The company, which is headquartered in London, has over 65,000 hotels in its booking system worldwide and outperformed the US market by three times last year, when the UK hotel industry was in lockdown.
Its hotels typically see 50% of business direct, 30% through OTAs and 20% through the GDS.
According to Magnuson Hotels’ CEO, Thomas Magnuson, one of the “key aspects we look at in the local marketplace is the proper positioning of the hotel”.
He said: “UK hotel owners are experienced and they continually renovate. Where we’re very successful is looking at hotels which are incorrectly positioned as economy hotels when they should be midscale hotels. In a stabilised environment the best that hotel can do is a high occupancy, low-rate strategy, which burns out the property and has high labour costs.
“What we generally do is convert properties from an incorrectly positioned and under-priced rate range to a midscale or upper-midscale product, earning another £15 to £20 of average rate. This is accomplished without a PIP, just a highly supported strategy to leverage the owner’s existing operation.”
He added: “Before the pandemic guests were moving away from the cookie-cutter brands, influenced by companies such as Airbnb, looking for more interesting experiences which allowed them to connect with the location they were visiting. This trend will continue as people return to travel and search for lodging with more character and less corporate standardisation.”
Chairman Melissa Magnuson added that the company had delayed its business model in the UK because they “had a lot to learn about the differences between the UK and US markets”.

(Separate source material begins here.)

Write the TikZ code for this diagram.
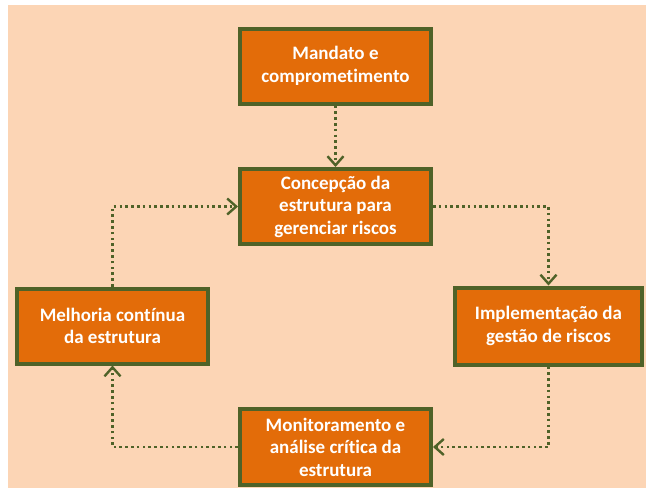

She said: “In the UK there is an investment – savvy approach, but often there are also generations of family ownership with pride in the heritage of the hotel as well.”
The group aaid it has built on its experience last summer during the pandemic, when many owners under the Travelodge brand in the UK were given the option to change brands.
Magnuson said: “We had some interesting conversations with owners, but it was the wrong time in the pandemic for people to switch. With no guests and no clear idea of when business would resume, Travelodge landlords were reluctant to make a change. Now, with the vaccine rollout underway a return to travel in sight and, with a fresh perspective on the bottom line, owners want to maximise returns.”